DATA ROWS:
+++++

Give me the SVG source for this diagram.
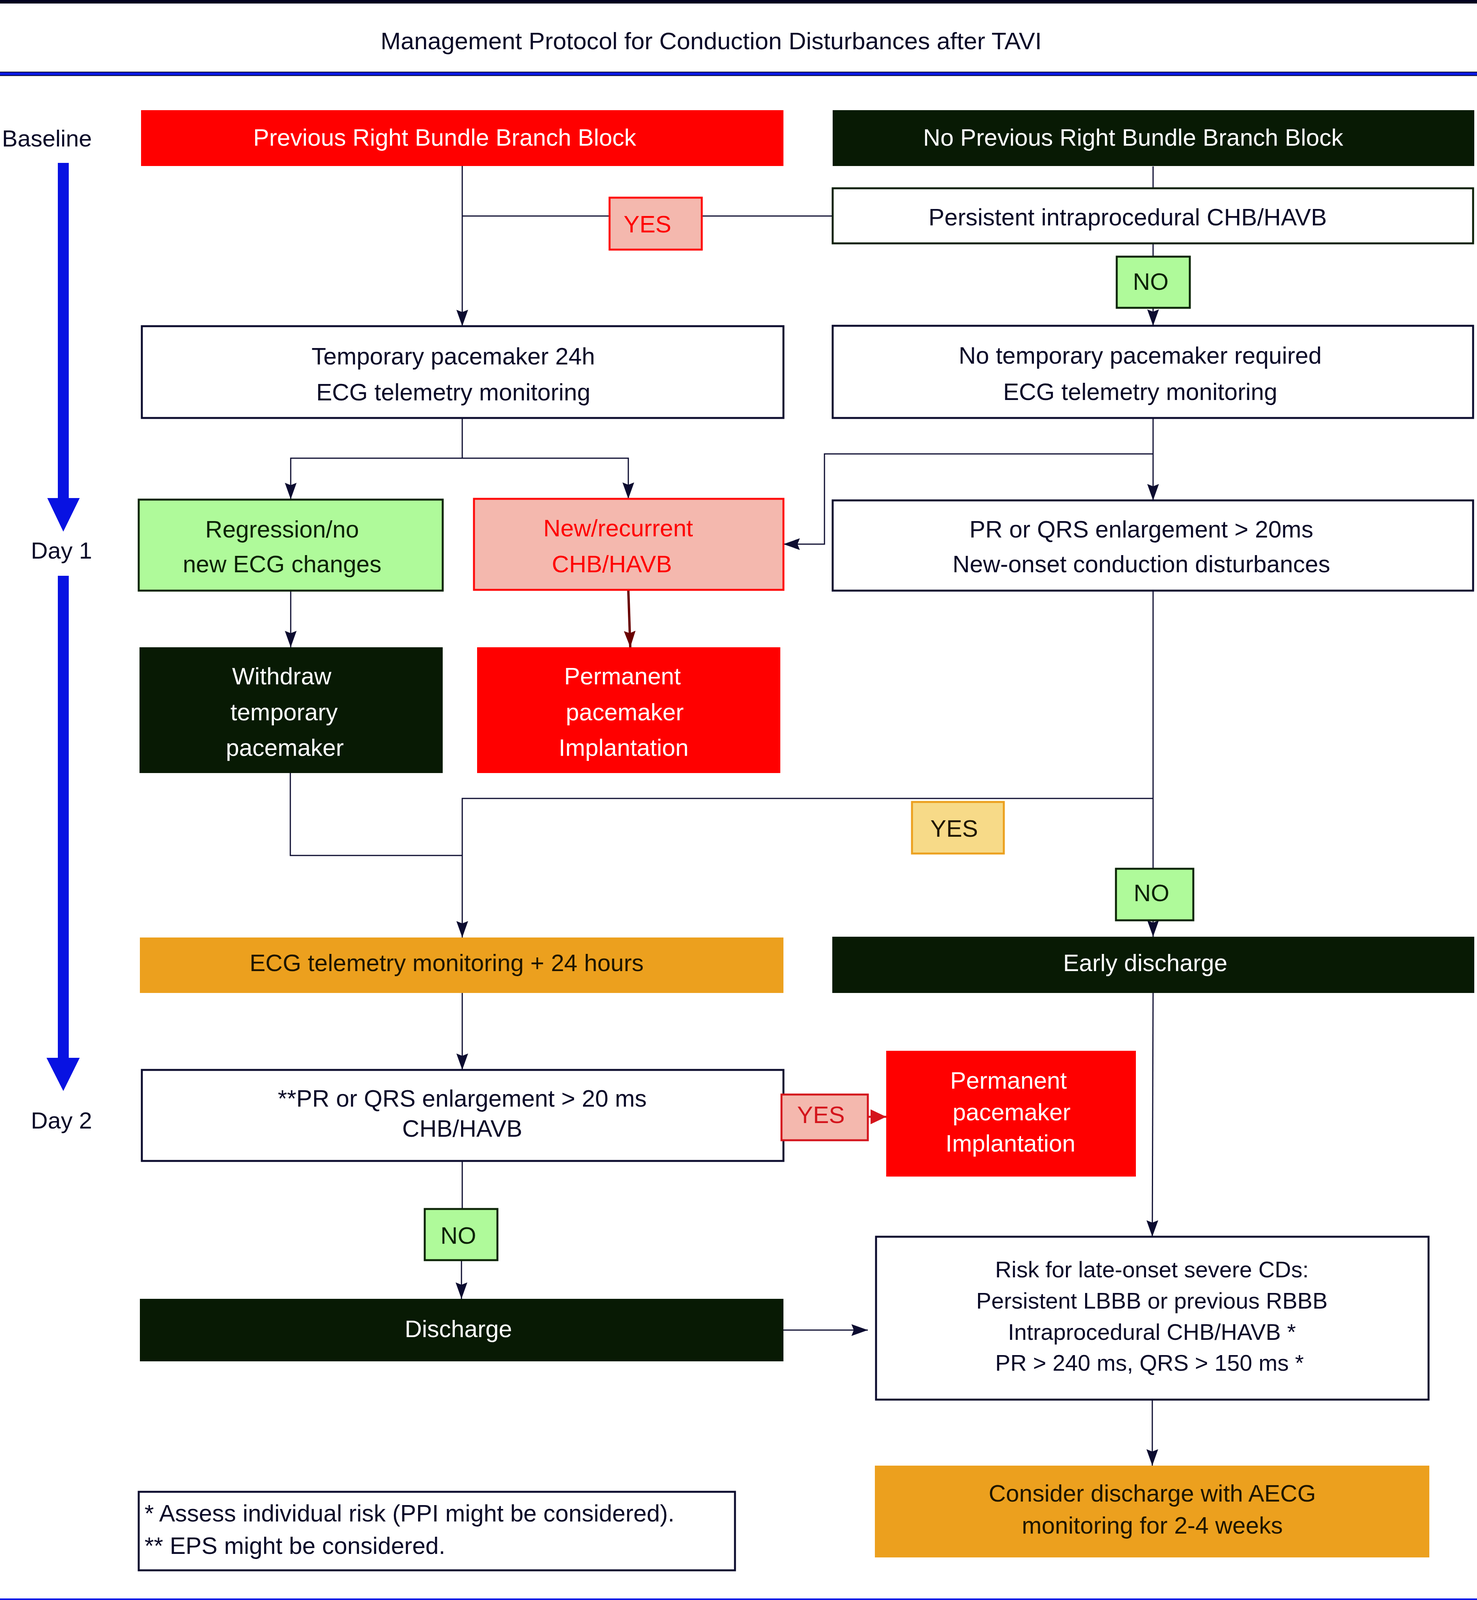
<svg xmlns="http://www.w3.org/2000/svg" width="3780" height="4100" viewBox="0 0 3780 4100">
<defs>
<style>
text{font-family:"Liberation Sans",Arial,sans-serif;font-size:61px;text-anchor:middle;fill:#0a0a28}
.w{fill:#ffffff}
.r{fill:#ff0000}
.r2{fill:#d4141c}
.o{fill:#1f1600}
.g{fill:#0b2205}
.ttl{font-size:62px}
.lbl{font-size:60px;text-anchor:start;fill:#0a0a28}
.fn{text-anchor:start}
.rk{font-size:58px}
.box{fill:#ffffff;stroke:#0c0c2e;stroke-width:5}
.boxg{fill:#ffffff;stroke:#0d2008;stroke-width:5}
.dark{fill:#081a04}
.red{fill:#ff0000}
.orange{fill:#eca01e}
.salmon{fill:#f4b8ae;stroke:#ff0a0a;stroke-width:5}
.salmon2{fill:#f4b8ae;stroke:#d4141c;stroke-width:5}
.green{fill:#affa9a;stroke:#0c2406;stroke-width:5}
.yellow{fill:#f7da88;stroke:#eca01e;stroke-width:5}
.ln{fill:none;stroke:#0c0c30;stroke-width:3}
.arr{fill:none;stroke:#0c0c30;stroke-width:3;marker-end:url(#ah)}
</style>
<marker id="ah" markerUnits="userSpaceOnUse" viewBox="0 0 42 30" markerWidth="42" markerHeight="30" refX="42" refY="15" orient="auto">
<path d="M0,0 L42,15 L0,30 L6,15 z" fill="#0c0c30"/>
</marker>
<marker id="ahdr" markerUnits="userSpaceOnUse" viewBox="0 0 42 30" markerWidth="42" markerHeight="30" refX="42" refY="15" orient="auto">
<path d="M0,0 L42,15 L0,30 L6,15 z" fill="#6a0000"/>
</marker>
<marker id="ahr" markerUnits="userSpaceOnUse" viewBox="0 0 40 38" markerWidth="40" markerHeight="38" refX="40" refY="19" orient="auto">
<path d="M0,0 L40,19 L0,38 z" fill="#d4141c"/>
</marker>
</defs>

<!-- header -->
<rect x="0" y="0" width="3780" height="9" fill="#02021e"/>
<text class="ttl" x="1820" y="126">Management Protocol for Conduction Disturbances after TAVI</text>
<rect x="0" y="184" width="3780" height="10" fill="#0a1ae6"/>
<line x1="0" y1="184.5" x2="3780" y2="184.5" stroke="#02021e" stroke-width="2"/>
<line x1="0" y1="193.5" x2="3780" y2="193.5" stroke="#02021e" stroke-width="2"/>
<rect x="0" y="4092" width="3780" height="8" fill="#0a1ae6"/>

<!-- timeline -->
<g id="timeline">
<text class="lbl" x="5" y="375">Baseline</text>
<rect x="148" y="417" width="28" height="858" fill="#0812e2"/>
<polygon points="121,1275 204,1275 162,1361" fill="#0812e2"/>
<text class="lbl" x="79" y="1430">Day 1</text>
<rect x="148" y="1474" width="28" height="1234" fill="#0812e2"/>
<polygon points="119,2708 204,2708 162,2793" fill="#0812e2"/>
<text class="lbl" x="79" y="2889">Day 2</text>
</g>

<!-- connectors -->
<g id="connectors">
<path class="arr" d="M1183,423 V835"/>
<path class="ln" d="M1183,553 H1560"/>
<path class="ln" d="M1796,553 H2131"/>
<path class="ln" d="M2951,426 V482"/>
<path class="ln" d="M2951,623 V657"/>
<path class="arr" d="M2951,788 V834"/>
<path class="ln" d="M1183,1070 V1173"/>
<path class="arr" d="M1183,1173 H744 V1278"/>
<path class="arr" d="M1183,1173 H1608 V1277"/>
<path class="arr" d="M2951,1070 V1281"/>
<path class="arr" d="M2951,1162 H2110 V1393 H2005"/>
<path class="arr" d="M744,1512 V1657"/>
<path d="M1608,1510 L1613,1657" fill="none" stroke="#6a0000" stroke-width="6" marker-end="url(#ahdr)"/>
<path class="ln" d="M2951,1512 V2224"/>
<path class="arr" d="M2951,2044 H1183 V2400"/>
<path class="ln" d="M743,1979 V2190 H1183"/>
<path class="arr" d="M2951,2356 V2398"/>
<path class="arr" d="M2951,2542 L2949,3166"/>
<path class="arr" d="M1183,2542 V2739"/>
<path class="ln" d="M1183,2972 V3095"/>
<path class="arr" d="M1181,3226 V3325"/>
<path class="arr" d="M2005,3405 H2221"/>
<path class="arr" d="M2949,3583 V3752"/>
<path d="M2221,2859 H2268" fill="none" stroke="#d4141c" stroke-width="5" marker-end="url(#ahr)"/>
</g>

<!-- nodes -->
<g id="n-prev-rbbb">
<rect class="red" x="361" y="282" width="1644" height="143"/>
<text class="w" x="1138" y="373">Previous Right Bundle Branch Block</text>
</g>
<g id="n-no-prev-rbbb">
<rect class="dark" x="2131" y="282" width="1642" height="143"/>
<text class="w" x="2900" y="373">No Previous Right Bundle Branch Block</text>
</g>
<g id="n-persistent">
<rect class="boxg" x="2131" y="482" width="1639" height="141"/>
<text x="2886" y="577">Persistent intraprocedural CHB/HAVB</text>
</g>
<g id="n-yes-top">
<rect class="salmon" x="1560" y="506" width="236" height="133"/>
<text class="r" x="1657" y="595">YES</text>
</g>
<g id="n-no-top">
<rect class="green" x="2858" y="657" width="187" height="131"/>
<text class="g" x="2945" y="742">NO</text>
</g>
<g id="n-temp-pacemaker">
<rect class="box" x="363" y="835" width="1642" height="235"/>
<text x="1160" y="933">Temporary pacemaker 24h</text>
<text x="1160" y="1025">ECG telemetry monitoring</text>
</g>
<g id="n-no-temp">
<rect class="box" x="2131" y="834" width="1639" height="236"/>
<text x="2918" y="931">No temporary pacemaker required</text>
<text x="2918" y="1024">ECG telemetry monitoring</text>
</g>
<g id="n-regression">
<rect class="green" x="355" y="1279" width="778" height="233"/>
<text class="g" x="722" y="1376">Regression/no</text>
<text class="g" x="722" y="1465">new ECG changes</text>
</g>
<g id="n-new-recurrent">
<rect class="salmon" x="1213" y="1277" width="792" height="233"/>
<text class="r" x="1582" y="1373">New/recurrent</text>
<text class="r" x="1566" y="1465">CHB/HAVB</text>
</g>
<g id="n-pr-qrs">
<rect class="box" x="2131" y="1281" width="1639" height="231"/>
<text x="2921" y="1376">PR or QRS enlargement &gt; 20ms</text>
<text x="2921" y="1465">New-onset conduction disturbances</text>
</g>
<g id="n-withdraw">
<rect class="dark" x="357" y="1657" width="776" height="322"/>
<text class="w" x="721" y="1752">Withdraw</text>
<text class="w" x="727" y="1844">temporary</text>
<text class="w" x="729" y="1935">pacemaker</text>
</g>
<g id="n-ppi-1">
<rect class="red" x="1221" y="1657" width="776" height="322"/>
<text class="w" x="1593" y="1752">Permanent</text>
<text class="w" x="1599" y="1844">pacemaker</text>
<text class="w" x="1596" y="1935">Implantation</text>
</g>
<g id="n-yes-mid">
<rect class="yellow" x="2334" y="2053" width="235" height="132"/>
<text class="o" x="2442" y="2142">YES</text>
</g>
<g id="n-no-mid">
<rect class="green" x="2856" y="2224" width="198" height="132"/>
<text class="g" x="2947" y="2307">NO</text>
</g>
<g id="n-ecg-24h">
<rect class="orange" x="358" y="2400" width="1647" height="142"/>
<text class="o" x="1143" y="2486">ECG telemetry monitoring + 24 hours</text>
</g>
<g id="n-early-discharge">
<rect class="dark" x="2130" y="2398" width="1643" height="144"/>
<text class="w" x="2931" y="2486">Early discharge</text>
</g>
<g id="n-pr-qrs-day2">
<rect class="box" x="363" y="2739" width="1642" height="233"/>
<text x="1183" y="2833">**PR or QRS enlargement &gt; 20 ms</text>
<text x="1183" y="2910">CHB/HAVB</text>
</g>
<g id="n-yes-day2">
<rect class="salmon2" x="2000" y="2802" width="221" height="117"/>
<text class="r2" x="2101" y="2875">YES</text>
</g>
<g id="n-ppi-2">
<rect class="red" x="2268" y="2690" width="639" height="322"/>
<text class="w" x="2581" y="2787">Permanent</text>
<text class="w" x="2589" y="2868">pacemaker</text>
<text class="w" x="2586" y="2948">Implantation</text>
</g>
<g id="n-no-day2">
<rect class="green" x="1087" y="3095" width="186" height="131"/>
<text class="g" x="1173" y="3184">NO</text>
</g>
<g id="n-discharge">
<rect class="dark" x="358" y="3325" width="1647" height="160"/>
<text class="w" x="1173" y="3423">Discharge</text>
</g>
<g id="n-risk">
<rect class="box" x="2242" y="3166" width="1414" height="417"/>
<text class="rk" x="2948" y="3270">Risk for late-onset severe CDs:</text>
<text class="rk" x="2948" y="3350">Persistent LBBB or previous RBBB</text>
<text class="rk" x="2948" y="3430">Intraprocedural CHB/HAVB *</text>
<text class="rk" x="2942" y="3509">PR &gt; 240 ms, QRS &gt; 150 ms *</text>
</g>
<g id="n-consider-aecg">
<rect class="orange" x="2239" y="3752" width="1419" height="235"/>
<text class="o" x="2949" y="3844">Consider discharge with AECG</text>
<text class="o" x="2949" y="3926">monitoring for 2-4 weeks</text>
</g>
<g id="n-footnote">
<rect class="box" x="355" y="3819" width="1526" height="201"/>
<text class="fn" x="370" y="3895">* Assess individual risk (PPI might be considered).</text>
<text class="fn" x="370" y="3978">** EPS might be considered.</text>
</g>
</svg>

+++++

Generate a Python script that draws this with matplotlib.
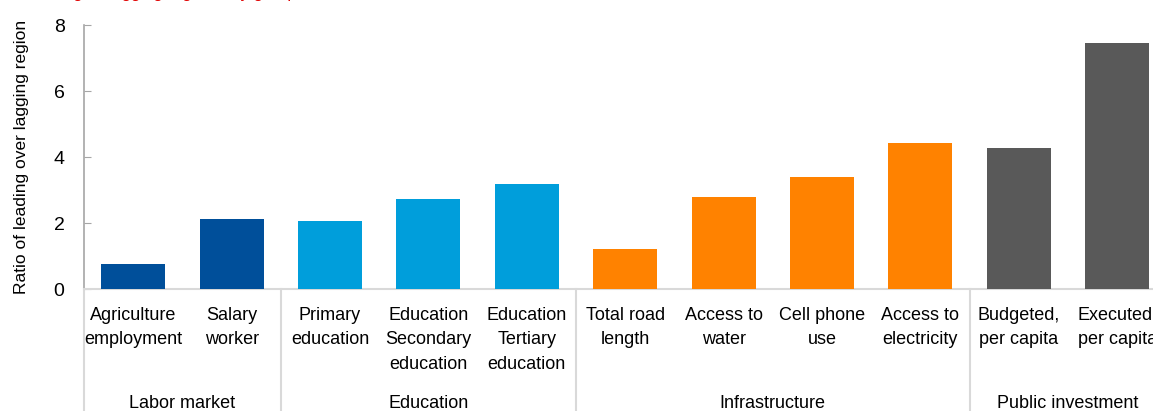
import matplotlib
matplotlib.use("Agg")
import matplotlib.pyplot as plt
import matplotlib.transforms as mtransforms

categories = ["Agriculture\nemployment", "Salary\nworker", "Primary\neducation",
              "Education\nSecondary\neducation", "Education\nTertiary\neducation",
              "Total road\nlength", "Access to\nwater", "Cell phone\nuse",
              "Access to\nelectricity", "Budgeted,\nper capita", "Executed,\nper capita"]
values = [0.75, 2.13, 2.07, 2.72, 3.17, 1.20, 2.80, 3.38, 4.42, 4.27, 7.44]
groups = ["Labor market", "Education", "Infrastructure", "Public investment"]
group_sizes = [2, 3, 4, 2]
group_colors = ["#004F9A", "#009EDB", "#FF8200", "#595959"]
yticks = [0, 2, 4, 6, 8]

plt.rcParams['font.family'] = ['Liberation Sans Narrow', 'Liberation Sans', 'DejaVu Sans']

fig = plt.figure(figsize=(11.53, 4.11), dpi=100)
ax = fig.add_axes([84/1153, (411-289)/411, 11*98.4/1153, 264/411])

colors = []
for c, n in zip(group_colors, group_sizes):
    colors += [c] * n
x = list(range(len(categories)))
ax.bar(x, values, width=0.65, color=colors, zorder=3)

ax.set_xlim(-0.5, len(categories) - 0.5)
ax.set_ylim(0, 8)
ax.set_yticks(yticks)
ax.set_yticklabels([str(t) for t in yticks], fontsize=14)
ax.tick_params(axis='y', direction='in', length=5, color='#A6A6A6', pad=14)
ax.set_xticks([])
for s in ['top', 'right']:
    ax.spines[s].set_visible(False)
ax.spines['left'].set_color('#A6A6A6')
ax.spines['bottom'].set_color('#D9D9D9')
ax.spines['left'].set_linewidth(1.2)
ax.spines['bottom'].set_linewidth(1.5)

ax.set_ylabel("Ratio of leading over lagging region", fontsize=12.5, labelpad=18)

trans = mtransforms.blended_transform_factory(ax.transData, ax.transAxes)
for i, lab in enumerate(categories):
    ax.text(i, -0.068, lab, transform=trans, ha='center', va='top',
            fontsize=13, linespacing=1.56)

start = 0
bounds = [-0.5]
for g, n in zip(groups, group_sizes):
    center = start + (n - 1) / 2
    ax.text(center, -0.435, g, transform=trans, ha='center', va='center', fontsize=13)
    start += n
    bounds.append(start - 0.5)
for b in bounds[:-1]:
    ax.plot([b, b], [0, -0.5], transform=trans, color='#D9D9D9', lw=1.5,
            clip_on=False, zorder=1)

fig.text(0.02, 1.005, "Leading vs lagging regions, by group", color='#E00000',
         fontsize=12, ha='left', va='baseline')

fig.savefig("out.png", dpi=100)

+++++

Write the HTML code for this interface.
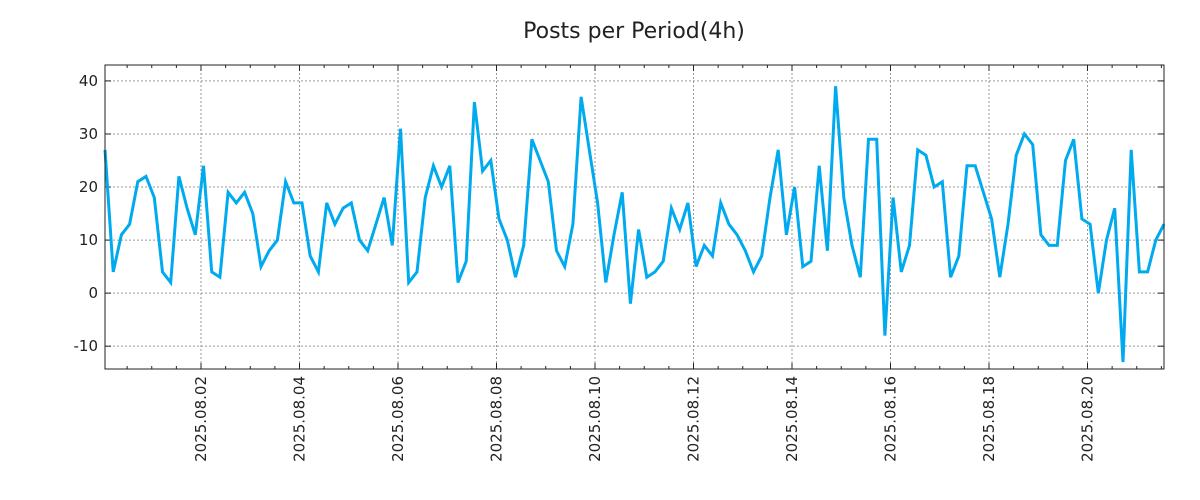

+++++

YOUR INSTRUCTIONS: Copy nothing but the lines above from the one with "Generate a Python" to the one with "yticks = [0, 2, 4, 6, 8]", inclusive, word for word. Leave every picture out.

COMPLETED EXERCISE:
Generate a Python script that draws this with matplotlib.
import matplotlib
matplotlib.use("Agg")
import matplotlib.pyplot as plt
import matplotlib.transforms as mtransforms

categories = ["Agriculture\nemployment", "Salary\nworker", "Primary\neducation",
              "Education\nSecondary\neducation", "Education\nTertiary\neducation",
              "Total road\nlength", "Access to\nwater", "Cell phone\nuse",
              "Access to\nelectricity", "Budgeted,\nper capita", "Executed,\nper capita"]
values = [0.75, 2.13, 2.07, 2.72, 3.17, 1.20, 2.80, 3.38, 4.42, 4.27, 7.44]
groups = ["Labor market", "Education", "Infrastructure", "Public investment"]
group_sizes = [2, 3, 4, 2]
group_colors = ["#004F9A", "#009EDB", "#FF8200", "#595959"]
yticks = [0, 2, 4, 6, 8]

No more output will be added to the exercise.